__AIM OF THE TASK__: Return, without pictures, the lines from the start of the data through the one that contains "from bokeh.plotting import figure".

__DATASET SECTION__:
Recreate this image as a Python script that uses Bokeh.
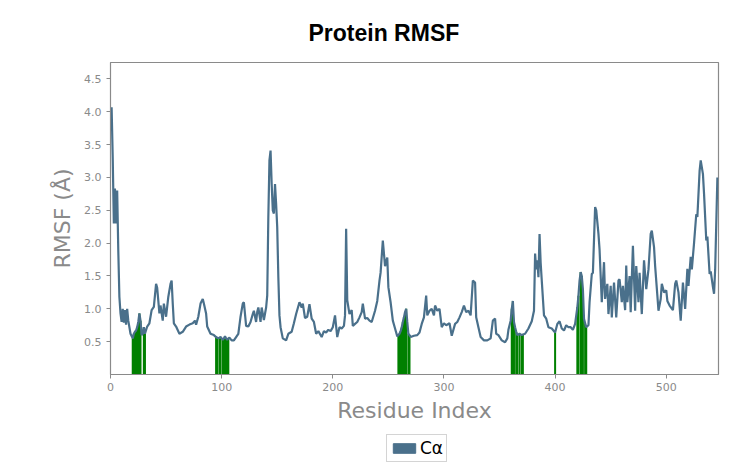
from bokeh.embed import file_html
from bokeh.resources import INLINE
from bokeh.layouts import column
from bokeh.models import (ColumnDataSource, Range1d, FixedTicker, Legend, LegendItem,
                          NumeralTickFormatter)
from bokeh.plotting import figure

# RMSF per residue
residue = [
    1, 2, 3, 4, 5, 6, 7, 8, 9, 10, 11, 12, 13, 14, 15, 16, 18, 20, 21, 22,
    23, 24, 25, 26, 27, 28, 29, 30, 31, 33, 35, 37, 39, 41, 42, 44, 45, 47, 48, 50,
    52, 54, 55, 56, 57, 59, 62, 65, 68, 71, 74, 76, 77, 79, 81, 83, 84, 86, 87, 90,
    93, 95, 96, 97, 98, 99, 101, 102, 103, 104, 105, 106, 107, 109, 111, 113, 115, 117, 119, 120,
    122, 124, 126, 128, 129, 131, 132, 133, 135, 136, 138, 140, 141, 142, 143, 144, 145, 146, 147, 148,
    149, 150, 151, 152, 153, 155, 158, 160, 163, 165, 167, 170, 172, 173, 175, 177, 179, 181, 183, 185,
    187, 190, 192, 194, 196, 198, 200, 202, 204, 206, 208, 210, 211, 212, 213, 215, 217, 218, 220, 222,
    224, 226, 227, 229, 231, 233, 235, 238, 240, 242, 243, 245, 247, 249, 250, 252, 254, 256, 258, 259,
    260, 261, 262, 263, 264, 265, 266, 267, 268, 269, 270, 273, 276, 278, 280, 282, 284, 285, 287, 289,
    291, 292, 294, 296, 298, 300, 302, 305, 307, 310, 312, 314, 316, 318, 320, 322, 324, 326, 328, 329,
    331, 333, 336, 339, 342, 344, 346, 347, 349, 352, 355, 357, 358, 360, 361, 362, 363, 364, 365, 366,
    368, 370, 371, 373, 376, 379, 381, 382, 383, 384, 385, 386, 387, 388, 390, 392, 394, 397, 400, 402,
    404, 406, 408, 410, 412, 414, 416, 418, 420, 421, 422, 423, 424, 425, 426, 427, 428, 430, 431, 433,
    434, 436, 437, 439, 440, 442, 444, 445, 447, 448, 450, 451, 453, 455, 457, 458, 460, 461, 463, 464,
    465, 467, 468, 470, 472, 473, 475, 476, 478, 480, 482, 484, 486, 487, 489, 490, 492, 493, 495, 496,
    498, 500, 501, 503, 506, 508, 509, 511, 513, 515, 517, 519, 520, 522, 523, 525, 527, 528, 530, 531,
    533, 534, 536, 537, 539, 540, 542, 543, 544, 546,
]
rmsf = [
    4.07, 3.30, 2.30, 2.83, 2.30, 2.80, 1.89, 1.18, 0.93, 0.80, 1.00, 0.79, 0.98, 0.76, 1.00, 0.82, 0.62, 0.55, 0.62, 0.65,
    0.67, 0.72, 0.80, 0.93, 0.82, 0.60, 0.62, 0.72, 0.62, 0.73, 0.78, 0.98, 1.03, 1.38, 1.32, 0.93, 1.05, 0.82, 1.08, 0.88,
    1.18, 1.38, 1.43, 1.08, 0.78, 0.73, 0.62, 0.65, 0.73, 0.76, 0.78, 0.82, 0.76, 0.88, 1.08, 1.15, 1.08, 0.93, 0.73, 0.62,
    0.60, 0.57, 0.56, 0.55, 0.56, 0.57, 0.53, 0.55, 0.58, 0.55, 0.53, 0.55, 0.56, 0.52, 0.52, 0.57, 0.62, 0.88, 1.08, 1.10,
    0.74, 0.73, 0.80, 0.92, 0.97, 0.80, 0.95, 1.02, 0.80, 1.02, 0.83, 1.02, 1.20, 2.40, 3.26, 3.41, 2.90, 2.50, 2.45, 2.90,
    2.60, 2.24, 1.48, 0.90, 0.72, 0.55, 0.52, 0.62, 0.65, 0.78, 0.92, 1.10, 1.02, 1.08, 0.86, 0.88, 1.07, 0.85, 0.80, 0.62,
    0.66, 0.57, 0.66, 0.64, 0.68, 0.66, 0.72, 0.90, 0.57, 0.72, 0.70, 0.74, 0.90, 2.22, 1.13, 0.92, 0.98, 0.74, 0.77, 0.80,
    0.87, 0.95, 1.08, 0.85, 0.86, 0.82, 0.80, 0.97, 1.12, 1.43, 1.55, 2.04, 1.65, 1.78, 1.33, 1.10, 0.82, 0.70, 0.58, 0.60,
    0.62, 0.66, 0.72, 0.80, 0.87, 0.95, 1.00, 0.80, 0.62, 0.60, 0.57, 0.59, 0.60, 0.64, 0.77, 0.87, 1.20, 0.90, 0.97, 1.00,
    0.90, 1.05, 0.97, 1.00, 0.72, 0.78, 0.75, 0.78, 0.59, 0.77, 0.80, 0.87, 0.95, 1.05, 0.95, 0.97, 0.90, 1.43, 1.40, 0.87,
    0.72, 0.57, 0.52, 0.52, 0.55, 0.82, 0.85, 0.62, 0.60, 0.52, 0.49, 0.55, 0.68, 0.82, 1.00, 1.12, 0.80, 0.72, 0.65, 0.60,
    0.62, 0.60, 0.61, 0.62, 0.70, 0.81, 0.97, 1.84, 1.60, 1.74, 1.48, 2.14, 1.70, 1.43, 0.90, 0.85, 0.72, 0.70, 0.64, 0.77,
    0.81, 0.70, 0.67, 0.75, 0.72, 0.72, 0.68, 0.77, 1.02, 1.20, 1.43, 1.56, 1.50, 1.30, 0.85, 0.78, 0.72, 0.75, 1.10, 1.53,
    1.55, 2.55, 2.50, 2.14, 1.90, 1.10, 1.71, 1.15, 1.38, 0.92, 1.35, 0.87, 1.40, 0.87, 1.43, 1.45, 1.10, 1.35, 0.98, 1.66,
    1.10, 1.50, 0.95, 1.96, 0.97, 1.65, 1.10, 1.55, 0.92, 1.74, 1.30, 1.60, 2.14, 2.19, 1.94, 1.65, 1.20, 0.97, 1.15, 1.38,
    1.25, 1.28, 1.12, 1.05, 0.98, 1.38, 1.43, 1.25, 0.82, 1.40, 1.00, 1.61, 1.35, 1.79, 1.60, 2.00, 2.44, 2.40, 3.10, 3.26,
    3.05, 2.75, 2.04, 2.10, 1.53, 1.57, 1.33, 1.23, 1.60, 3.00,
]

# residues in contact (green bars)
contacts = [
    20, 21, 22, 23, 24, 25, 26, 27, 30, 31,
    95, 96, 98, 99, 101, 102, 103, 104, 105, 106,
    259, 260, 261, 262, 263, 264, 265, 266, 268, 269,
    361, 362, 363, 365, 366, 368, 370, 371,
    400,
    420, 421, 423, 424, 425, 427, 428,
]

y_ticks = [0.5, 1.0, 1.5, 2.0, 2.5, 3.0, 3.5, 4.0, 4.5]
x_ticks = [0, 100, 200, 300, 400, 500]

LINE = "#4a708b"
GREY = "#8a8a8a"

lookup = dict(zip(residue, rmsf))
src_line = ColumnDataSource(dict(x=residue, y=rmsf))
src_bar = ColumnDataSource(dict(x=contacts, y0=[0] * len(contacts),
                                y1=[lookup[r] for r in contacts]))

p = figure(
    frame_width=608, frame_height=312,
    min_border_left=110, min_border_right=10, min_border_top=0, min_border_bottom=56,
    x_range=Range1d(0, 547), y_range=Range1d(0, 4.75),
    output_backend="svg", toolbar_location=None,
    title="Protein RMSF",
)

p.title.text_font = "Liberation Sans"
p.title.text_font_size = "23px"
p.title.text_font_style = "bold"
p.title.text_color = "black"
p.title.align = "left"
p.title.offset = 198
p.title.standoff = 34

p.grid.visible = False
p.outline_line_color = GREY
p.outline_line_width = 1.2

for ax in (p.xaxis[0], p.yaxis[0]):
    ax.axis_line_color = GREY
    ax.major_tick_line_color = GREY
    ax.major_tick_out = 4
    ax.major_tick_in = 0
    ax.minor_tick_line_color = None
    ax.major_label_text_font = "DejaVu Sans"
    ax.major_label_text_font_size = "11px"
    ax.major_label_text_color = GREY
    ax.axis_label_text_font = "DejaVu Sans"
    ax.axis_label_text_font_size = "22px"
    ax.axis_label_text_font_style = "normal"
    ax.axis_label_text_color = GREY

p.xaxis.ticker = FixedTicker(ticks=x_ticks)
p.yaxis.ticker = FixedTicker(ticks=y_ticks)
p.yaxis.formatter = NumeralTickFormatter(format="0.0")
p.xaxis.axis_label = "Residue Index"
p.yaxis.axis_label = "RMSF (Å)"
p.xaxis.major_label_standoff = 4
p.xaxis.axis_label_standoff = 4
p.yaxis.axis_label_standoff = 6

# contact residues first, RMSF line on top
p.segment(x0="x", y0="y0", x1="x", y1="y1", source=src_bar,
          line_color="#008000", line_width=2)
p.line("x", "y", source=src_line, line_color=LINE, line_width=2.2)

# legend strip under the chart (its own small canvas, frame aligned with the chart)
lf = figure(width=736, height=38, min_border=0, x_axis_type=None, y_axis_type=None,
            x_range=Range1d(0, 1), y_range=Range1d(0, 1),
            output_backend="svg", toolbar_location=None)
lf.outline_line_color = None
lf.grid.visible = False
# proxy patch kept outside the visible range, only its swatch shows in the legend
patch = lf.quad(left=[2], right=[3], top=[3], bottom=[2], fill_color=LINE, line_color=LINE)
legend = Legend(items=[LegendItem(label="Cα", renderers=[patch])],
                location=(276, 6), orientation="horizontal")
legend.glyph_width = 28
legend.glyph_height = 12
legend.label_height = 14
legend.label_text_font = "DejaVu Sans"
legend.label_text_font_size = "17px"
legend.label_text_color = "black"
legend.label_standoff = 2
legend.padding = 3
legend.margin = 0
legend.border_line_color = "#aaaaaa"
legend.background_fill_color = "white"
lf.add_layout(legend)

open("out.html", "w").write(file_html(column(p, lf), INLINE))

__OUTPUT FOR THIS EXERCISE__:
Recreate this image as a Python script that uses Bokeh.
from bokeh.embed import file_html
from bokeh.resources import INLINE
from bokeh.layouts import column
from bokeh.models import (ColumnDataSource, Range1d, FixedTicker, Legend, LegendItem,
                          NumeralTickFormatter)
from bokeh.plotting import figure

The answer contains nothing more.